Beet Cake with Beet and Orange Ice Cream
Beet Cake with Beet and Orange Ice Cream
- FOR THE BEET CAKE
- 8 ounces fresh beets
- 7 ounces fine dark chocolate (70%)
- 1/4 cup hot espresso
- 3/4 cup plus 2 tbsp butter
- 1 cup plus 2 tbsp flour
- 1 1/4 teaspoons baking powder
- 3 tbsp good quality cocoa powder
- 5 eggs
- Scant 1 cup superfine sugar
- FOR THE BEET AND ORANGE ICE CREAM
- 2 cups milk
- 4 tsp. cornstarch
- 1¼ cups heavy cream
- ⅔ cup sugar
- 2 tbsp. light corn syrup
- ½ tsp. kosher salt
- Peel of 1 orange
- 3 tbsp. mascarpone cheese, softened
- ½ cup puréed roasted beets
MethodFOR THE BEET CAKE
- Lightly butter an 8-inch springform cake pan and line the base with a round of baking parchment. Heat the oven to 350 degrees F.
- Cook the beets, whole and unpeeled, in boiling unsalted water. Depending on their size, they will be tender within 30 to 40 minutes. Young ones may take slightly less. Drain them, let them cool under running water, then peel them, slice off their stem and root, and process in a blender or food processor until a coarse purée.
- Melt the chocolate, broken into small pieces, in a small bowl set over a pot of simmering water. Don’t stir.
- When the chocolate looks almost melted, pour the hot espresso over it and stir once. Cut the butter into small pieces -- the smaller the better -- and add to the melted chocolate. Push the butter down under the surface of the chocolate with a spoon (as best you can) and leave to soften.
- Sift together the flour, baking powder and cocoa. Separate the eggs, putting the whites in a large mixing bowl. Stir the yolks together.
- Now, working quickly but gently, remove the bowl of chocolate from the heat and stir until the butter has melted into the chocolate. Let sit for a few minutes, then stir in the egg yolks. Do this quickly, mixing firmly and evenly so the eggs blend into the mixture. Fold in the beets. Whisk the egg whites until stiff, then fold in the sugar. Firmly but gently, fold the beaten egg whites and sugar into the chocolate mixture. A large metal spoon is what you want here; work in a deep, figure-eight movement but take care not to over-mix. Lastly, fold in the flour and cocoa.

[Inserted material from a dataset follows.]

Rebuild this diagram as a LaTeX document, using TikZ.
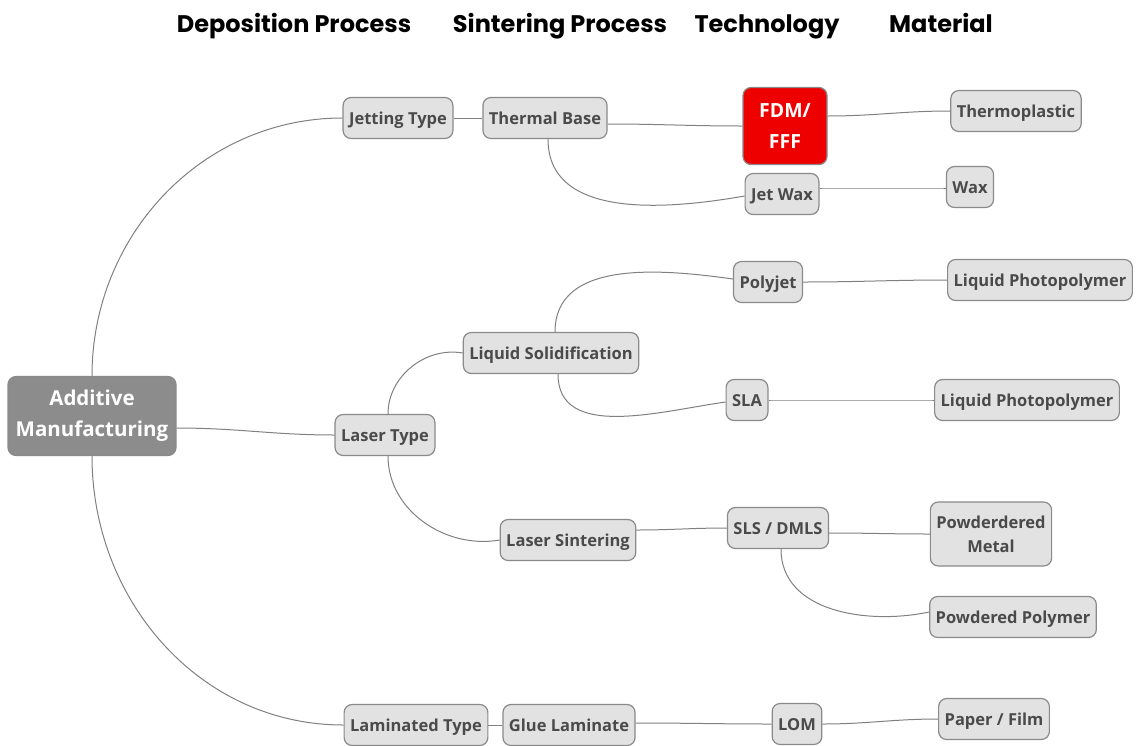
\documentclass[tikz,border=0pt]{standalone}
\usepackage{fontspec}
\setmainfont{Open Sans}
\newfontfamily\hdrfont{Poppins}
\definecolor{linegray}{HTML}{808080}
\definecolor{boxfill}{HTML}{E2E2E2}
\definecolor{boxdraw}{HTML}{8A8A8A}
\definecolor{boxtext}{HTML}{4A4A4A}
\definecolor{rootfill}{HTML}{8C8C8C}
\definecolor{fdmred}{HTML}{EE0000}
\tikzset{
  topic/.style={draw=boxdraw, fill=boxfill, line width=1.2pt, rounded corners=8pt,
    text=boxtext, font=\fontsize{16.5}{24}\selectfont\bfseries, inner xsep=6pt,
    minimum height=41pt, align=center, text height=12pt, text depth=0pt},
  multi/.style={text height=, text depth=},
  root/.style={topic, multi, fill=rootfill, draw=boxdraw, text=white,
    font=\fontsize{20.5}{31}\selectfont\bfseries, minimum width=168pt, minimum height=79pt},
  hot/.style={topic, multi, fill=fdmred, draw=boxdraw, text=white,
    font=\fontsize{19.5}{31}\selectfont\bfseries, minimum width=84pt, minimum height=77pt},
  hdr/.style={font=\fontsize{24}{28}\selectfont\hdrfont\bfseries, text=black, anchor=base},
  link/.style={draw=linegray, line width=1pt}
}
\begin{document}
\begin{tikzpicture}[x=1pt,y=1pt]
\useasboundingbox (0,0) rectangle (1138,-745);
% headers
\node[hdr] (h1) at (294,-32) {Deposition Process};
\node[hdr] (h2) at (560,-32) {Sintering Process};
\node[hdr] (h3) at (767,-32) {Technology};
\node[hdr] (h4) at (941,-32) {Material};
% nodes
\node[root] (am) at (92,-416) {Additive\\Manufacturing};
\node[topic] (jet) at (398,-118) {Jetting Type};
\node[topic] (tb) at (545,-118) {Thermal Base};
\node[hot] (fdm) at (785,-126) {FDM/\\FFF};
\node[topic] (tp) at (1016,-111) {Thermoplastic};
\node[topic] (jw) at (782,-194) {Jet Wax};
\node[topic] (wax) at (970,-187) {Wax};
\node[topic] (pj) at (768,-282) {Polyjet};
\node[topic] (lp1) at (1040,-280) {Liquid Photopolymer};
\node[topic] (lsol) at (551,-353) {Liquid Solidification};
\node[topic] (sla) at (747,-400) {SLA};
\node[topic] (lp2) at (1027,-400) {Liquid Photopolymer};
\node[topic] (lt) at (385,-435) {Laser Type};
\node[topic] (lsin) at (568,-540) {Laser Sintering};
\node[topic] (sls) at (778,-528) {SLS / DMLS};
\node[topic, multi, minimum height=64pt] (pm) at (991,-534) {Powderdered\\Metal};
\node[topic] (pp) at (1013,-617) {Powdered Polymer};
\node[topic] (lam) at (416,-725) {Laminated Type};
\node[topic] (gl) at (569,-725) {Glue Laminate};
\node[topic] (lom) at (797,-724) {LOM};
\node[topic] (pf) at (994,-719) {Paper / Film};
% connectors
\draw[link] (am.north) to[out=90,in=180] (jet.west);
\draw[link] ([yshift=-12pt]am.east) to[out=0,in=180] (lt.west);
\draw[link] (am.south) to[out=-90,in=180] (lam.west);
\draw[link] (jet.east) -- (tb.west);
\draw[link] ([yshift=-6pt]tb.east) to[out=0,in=180] (fdm.west);
\draw[link] ([xshift=3pt]tb.south) to[out=-90,in=190] ([yshift=-2pt]jw.west);
\draw[link] ([yshift=10pt]fdm.east) to[out=0,in=180] (tp.west);
\draw[link] ([yshift=6pt]jw.east) to[out=0,in=180] ([yshift=-1pt]wax.west);
\draw[link] ([xshift=3pt]lt.north) to[out=90,in=170] (lsol.west);
\draw[link] ([xshift=3pt]lt.south) to[out=-90,in=190] (lsin.west);
\draw[link] ([xshift=4pt]lsol.north) to[out=90,in=172] ([yshift=3pt]pj.west);
\draw[link] ([xshift=7pt]lsol.south) to[out=-90,in=188] ([yshift=-2pt]sla.west);
\draw[link] (pj.east) to[out=0,in=180] (lp1.west);
\draw[link] (sla.east) to[out=0,in=180] (lp2.west);
\draw[link] ([yshift=10pt]lsin.east) to[out=0,in=180] (sls.west);
\draw[link] ([yshift=-5pt]sls.east) to[out=0,in=180] (pm.west);
\draw[link] ([xshift=3pt]sls.south) to[out=-90,in=192] ([yshift=5pt]pp.west);
\draw[link] (lam.east) -- (gl.west);
\draw[link] ([yshift=2pt]gl.east) to[out=0,in=180] (lom.west);
\draw[link] (lom.east) to[out=0,in=180] (pf.west);
\end{tikzpicture}
\end{document}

- Transfer quickly to the prepared cake pan and put in the oven, decreasing the heat immediately to 325 degrees F. Bake for 40 minutes. The rim of the cake will feel spongy, the inner part should still wobble a little when gently shaken. Test with a cake tester or toothpick too -- if it is still gooey in the center, continue baking just until moist crumbs cling to the tester.
- Set the cake aside to cool (it will sink a tad in the center), loosening it around the edges with a thin icing spatula after half an hour or so. It is not a good idea to remove the cake from its pan until it is completely cold.
- In a bowl, stir together ¼ cup milk and the cornstarch; set slurry aside. In a 4-qt. saucepan, whisk together remaining milk and the cream, sugar, syrup, and salt; bring to a boil over medium-high heat. Add orange peel. Cook for 4 minutes; stir in slurry. Return to a boil and cook, stirring, until thickened, about 2 minutes.
- Place mascarpone cheese in a bowl and pour in ¼ cup hot milk mixture; whisk until smooth. Then whisk in remaining milk mixture; stir in beets. Leave in refrigerator overnight.
- Remove orange peel. Pour mixture into an ice cream maker; process according to manufacturer's instructions. Transfer ice cream to a storage container and freeze until set.